When CAKE Helps Most
- Gaming feels fine until someone uploads photos, joins a call, or downloads a game update.
- Video calls become choppy even though speed tests look fast.
- Ping spikes hard during uploads — a classic bufferbloat signature.
- Several people and devices share one cable, DSL, fixed wireless, or 5G home connection.
- Your router runs OpenWrt SQM or another firmware with CAKE support.
When CAKE Is Not the Right Fix
CAKE cannot fix a weak Wi-Fi signal, a damaged coax line, packet loss from an ISP issue, or a router CPU that cannot shape at your plan speed. Shaping at multi-gigabit rates (1 Gbps and above) requires a router with a fast enough CPU or hardware offload support for CAKE — many consumer routers cannot do this in software at full speed.
Frequently Asked Questions
Does CAKE increase internet speed?
No. It shapes slightly below line rate, which may reduce peak measured speed. The benefit is that the connection stays usable and low-latency when multiple devices or flows compete for bandwidth.

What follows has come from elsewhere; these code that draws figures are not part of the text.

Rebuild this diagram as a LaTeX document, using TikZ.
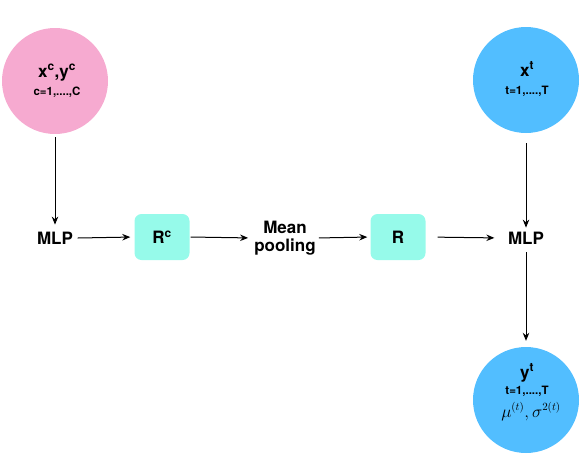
\documentclass[tikz,border=0pt]{standalone}
\usepackage{fontspec}
\setmainfont{TeX Gyre Heros}
\usetikzlibrary{arrows.meta}
\definecolor{pinkc}{RGB}{246,170,208}
\definecolor{bluec}{RGB}{82,190,255}
\definecolor{cyanc}{RGB}{150,250,234}
\begin{document}
\begin{tikzpicture}[x=1pt,y=-1pt,
  circ/.style={circle,fill=#1,minimum size=106pt,inner sep=0pt},
  big/.style={font=\bfseries\fontsize{17}{20}\selectfont,anchor=base,inner sep=0pt},
  small/.style={font=\bfseries\fontsize{11.5}{13}\selectfont,anchor=base,inner sep=0pt},
  rbox/.style={rounded corners=7pt,fill=cyanc,minimum width=55pt,minimum height=46pt,font=\bfseries\fontsize{17}{20}\selectfont},
  lbl/.style={font=\bfseries\fontsize{17}{20}\selectfont,align=center,inner xsep=4.5pt,inner ysep=4pt},
  arr/.style={-{Stealth[length=8pt,width=6.5pt]},line width=1pt}]
\useasboundingbox (0,0) rectangle (581,459);
\node[circ=pinkc] (xc) at (55,81) {};
\node[circ=bluec] (xt) at (526,80) {};
\node[circ=bluec] (yt) at (526,400) {};
\node[big] (xcl) at (57,77) {x\textsuperscript{c},y\textsuperscript{c}};
\node[small] (xcs) at (57,95) {c=1,....,C};
\node[big] (xtl) at (527,76) {x\textsuperscript{t}};
\node[small] (xts) at (527,94) {t=1,....,T};
\node[big] (ytl) at (527,378) {y\textsuperscript{t}};
\node[small] (yts) at (527,394) {t=1,....,T};
\node[anchor=base,inner sep=0pt,font=\fontsize{16}{18}\selectfont] (ytm) at (531,417) {$\mu^{(t)},\sigma^{2(t)}$};
\node[lbl] (mlp1) at (55,238) {MLP};
\node[rbox] (rc) at (162,237) {R\textsuperscript{c}};
\node[lbl,inner xsep=0pt] (mp) at (285,238) {Mean\\[-2pt]pooling};
\node[rbox] (r) at (398,237) {R};
\node[lbl] (mlp2) at (526,238) {MLP};
\draw[arr,shorten <=3pt,shorten >=3pt] (xc.south) -- (mlp1.north);
\draw[arr,shorten >=4pt] (mlp1.east) -- (rc.west);
\draw[arr,shorten <=1pt,shorten >=6pt] (rc.east) -- (mp.west);
\draw[arr,shorten <=3pt,shorten >=3pt] (mp.east) -- (r.west);
\draw[arr,shorten <=12pt,shorten >=9pt] (r.east) -- (mlp2.west);
\draw[arr,shorten <=10pt] (xt.south) -- (mlp2.north);
\draw[arr,shorten <=4pt,shorten >=6pt] (mlp2.south) -- (yt.north);
\end{tikzpicture}
\end{document}
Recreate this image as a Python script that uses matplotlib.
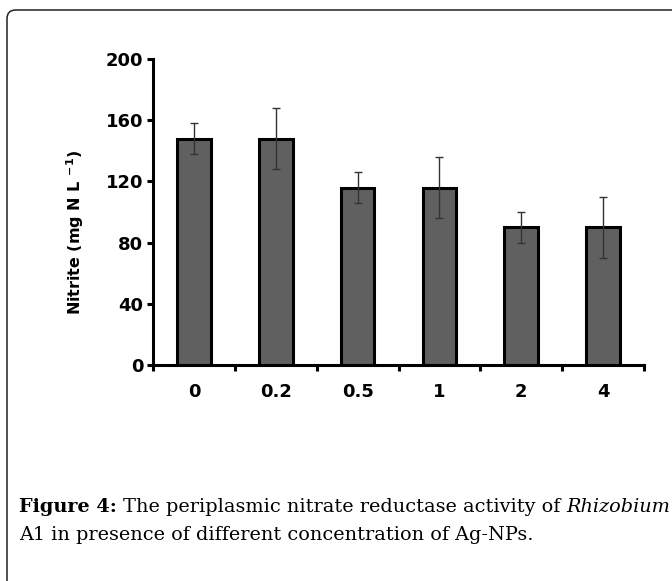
import matplotlib
matplotlib.use("Agg")

import matplotlib.pyplot as plt
import numpy as np
from matplotlib.patches import FancyBboxPatch

# datos
concentraciones = ["0", "0.2", "0.5", "1", "2", "4"]
nitrito = [148, 148, 116, 116, 90, 90]
error = [10, 20, 10, 20, 10, 20]

W, H = 672, 581
fig = plt.figure(figsize=(W / 100, H / 100), dpi=100)

# marco redondeado que sale por la derecha y por abajo
marco = FancyBboxPatch(
    (7 / W, -0.1), 1.2, (1 - 10 / H) + 0.1,
    boxstyle="round,pad=0,rounding_size=0.013",
    transform=fig.transFigure,
    facecolor="none", edgecolor="#222222", linewidth=1.1,
    mutation_aspect=W / H,
)
fig.patches.append(marco)

ax = fig.add_axes([153 / W, 1 - 365 / H, 491 / W, 306 / H])

x = np.arange(len(concentraciones))
gris = "#606060"

ax.bar(x, nitrito, width=0.41, color=gris, edgecolor="black", linewidth=2.2, zorder=2)
ax.errorbar(x, nitrito, yerr=error, fmt="none", ecolor="#333333",
            elinewidth=1, capsize=3, capthick=1, zorder=3)

ax.set_xlim(-0.5, len(x) - 0.5)
ax.set_ylim(0, 200)
ax.set_yticks([0, 40, 80, 120, 160, 200])

ax.set_xticks(x)
ax.set_xticklabels(concentraciones)
ax.set_xticks(np.arange(-0.5, len(x), 1), minor=True)

for s in ["top", "right"]:
    ax.spines[s].set_visible(False)
for s in ["left", "bottom"]:
    ax.spines[s].set_linewidth(2.2)

ax.tick_params(axis="x", which="major", length=0, pad=13)
ax.tick_params(axis="x", which="minor", direction="out", length=4, width=2.2)
ax.tick_params(axis="y", direction="out", length=4, width=2.2, pad=3)

for lab in ax.get_xticklabels() + ax.get_yticklabels():
    lab.set_fontfamily("DejaVu Sans")
    lab.set_fontweight("bold")
    lab.set_fontsize(13)

fig.text(75 / W, 1 - 232 / H, r"Nitrite (mg N L $^{\mathbf{-1}}$)",
         rotation=90, ha="center", va="center",
         fontsize=11.5, fontweight="bold", family="DejaVu Sans")

# pie de figura, por trozos para mezclar negrita y cursiva
renderer = fig.canvas.get_renderer()
y1 = 1 - 512 / H
xpos = 19
trozos = [("Figure 4:", "bold", "normal"),
          (" The periplasmic nitrate reductase activity of ", "normal", "normal"),
          ("Rhizobium", "normal", "italic")]
for texto, peso, estilo in trozos:
    t = fig.text(xpos / W, y1, texto, fontsize=13.9, fontweight=peso, style=estilo,
                 family="DejaVu Serif", va="baseline")
    xpos += t.get_window_extent(renderer).width

fig.text(19 / W, 1 - 540 / H,
         "A1 in presence of different concentration of Ag-NPs.",
         fontsize=13.9, family="DejaVu Serif", va="baseline")

plt.savefig("out.png", dpi=100)
plt.close()
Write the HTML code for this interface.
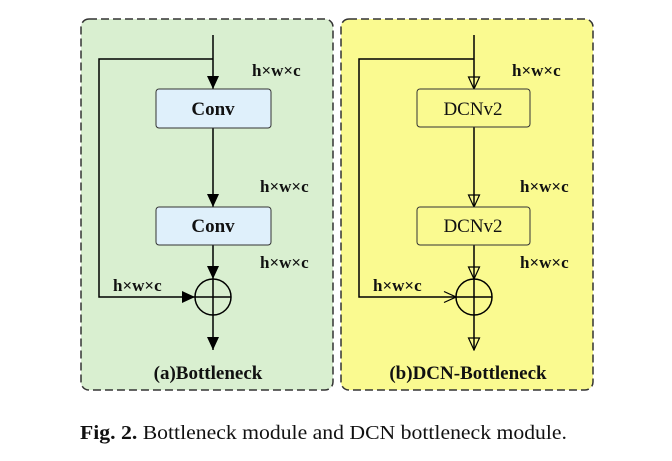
<!DOCTYPE html>
<html><head><style>body{margin:0;background:#fff}</style></head><body>
<svg width="672" height="456" xmlns="http://www.w3.org/2000/svg" font-family="Liberation Serif, serif">
<defs>
<marker id="f" markerWidth="14" markerHeight="14" refX="13" refY="6" orient="auto" markerUnits="userSpaceOnUse"><path d="M0,0 L13,6 L0,12 z" fill="#000"/></marker>
<marker id="o" markerWidth="14" markerHeight="14" refX="13" refY="6.5" orient="auto" markerUnits="userSpaceOnUse"><path d="M1,1 L13,6.5 L1,12 z" fill="none" stroke="#000" stroke-width="1.2"/></marker>
<marker id="h" markerWidth="14" markerHeight="14" refX="13" refY="6.5" orient="auto" markerUnits="userSpaceOnUse"><path d="M1,1 L13,6.5 L1,12" fill="none" stroke="#000" stroke-width="1.2"/></marker>
</defs>
<rect x="81" y="19" width="252" height="371" rx="8" fill="#d9efd0" stroke="#333" stroke-width="1.5" stroke-dasharray="8,4"/>
<rect x="341" y="19" width="252" height="371" rx="8" fill="#fafa90" stroke="#333" stroke-width="1.5" stroke-dasharray="8,4"/>
<g stroke="#000" stroke-width="1.5" fill="none">
<line x1="213" y1="35" x2="213" y2="89" marker-end="url(#f)"/>
<polyline points="213,59 99,59 99,297 195,297" marker-end="url(#f)"/>
<line x1="213" y1="128" x2="213" y2="207" marker-end="url(#f)"/>
<line x1="213" y1="245" x2="213" y2="279" marker-end="url(#f)"/>
<line x1="213" y1="315" x2="213" y2="350" marker-end="url(#f)"/>
<circle cx="213" cy="297" r="18"/><line x1="195" y1="297" x2="231" y2="297"/><line x1="213" y1="279" x2="213" y2="315"/>
<line x1="474" y1="35" x2="474" y2="89" marker-end="url(#o)"/>
<polyline points="474,59 359,59 359,297 456,297" marker-end="url(#h)"/>
<line x1="474" y1="127" x2="474" y2="207" marker-end="url(#o)"/>
<line x1="474" y1="245" x2="474" y2="279" marker-end="url(#o)"/>
<line x1="474" y1="315" x2="474" y2="350" marker-end="url(#o)"/>
<circle cx="474" cy="297" r="18"/><line x1="456" y1="297" x2="492" y2="297"/><line x1="474" y1="279" x2="474" y2="315"/>
</g>
<g stroke="#333" stroke-width="1">
<rect x="156" y="89" width="115" height="39" rx="3" fill="#dff0fb"/>
<rect x="156" y="207" width="115" height="38" rx="3" fill="#dff0fb"/>
<rect x="417" y="89" width="113" height="38" rx="3" fill="#fafa90"/>
<rect x="417" y="207" width="113" height="38" rx="3" fill="#fafa90"/>
</g>
<g font-size="19" font-weight="bold" fill="#111" text-anchor="middle">
<text x="213" y="115">Conv</text><text x="213" y="232">Conv</text>
<text x="473" y="115" font-weight="normal">DCNv2</text><text x="473" y="232" font-weight="normal">DCNv2</text>
<text x="208" y="379">(a)Bottleneck</text><text x="468" y="379">(b)DCN-Bottleneck</text>
</g>
<g font-size="17" font-weight="bold" fill="#111">
<text x="252" y="76">h×w×c</text><text x="260" y="192">h×w×c</text><text x="260" y="268">h×w×c</text><text x="113" y="291">h×w×c</text>
<text x="512" y="76">h×w×c</text><text x="520" y="192">h×w×c</text><text x="520" y="268">h×w×c</text><text x="373" y="291">h×w×c</text>
</g>
<text x="80" y="439" font-size="20" fill="#111" textLength="487" lengthAdjust="spacingAndGlyphs"><tspan font-weight="bold">Fig. 2.</tspan>  Bottleneck module and DCN bottleneck module.</text>
</svg>
</body></html>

What speed should I set for CAKE?
Start around 90 to 95 percent of your measured wired download and upload speeds, then tune upward while monitoring loaded ping until latency begins rising, then back off slightly.
Is CAKE better than basic QoS?
For most home networks, yes. Basic QoS prioritizes application categories but does nothing about queue depth. CAKE shapes the link, keeps queues short, distributes capacity fairly per flow and per host, and requires far fewer manual classification rules.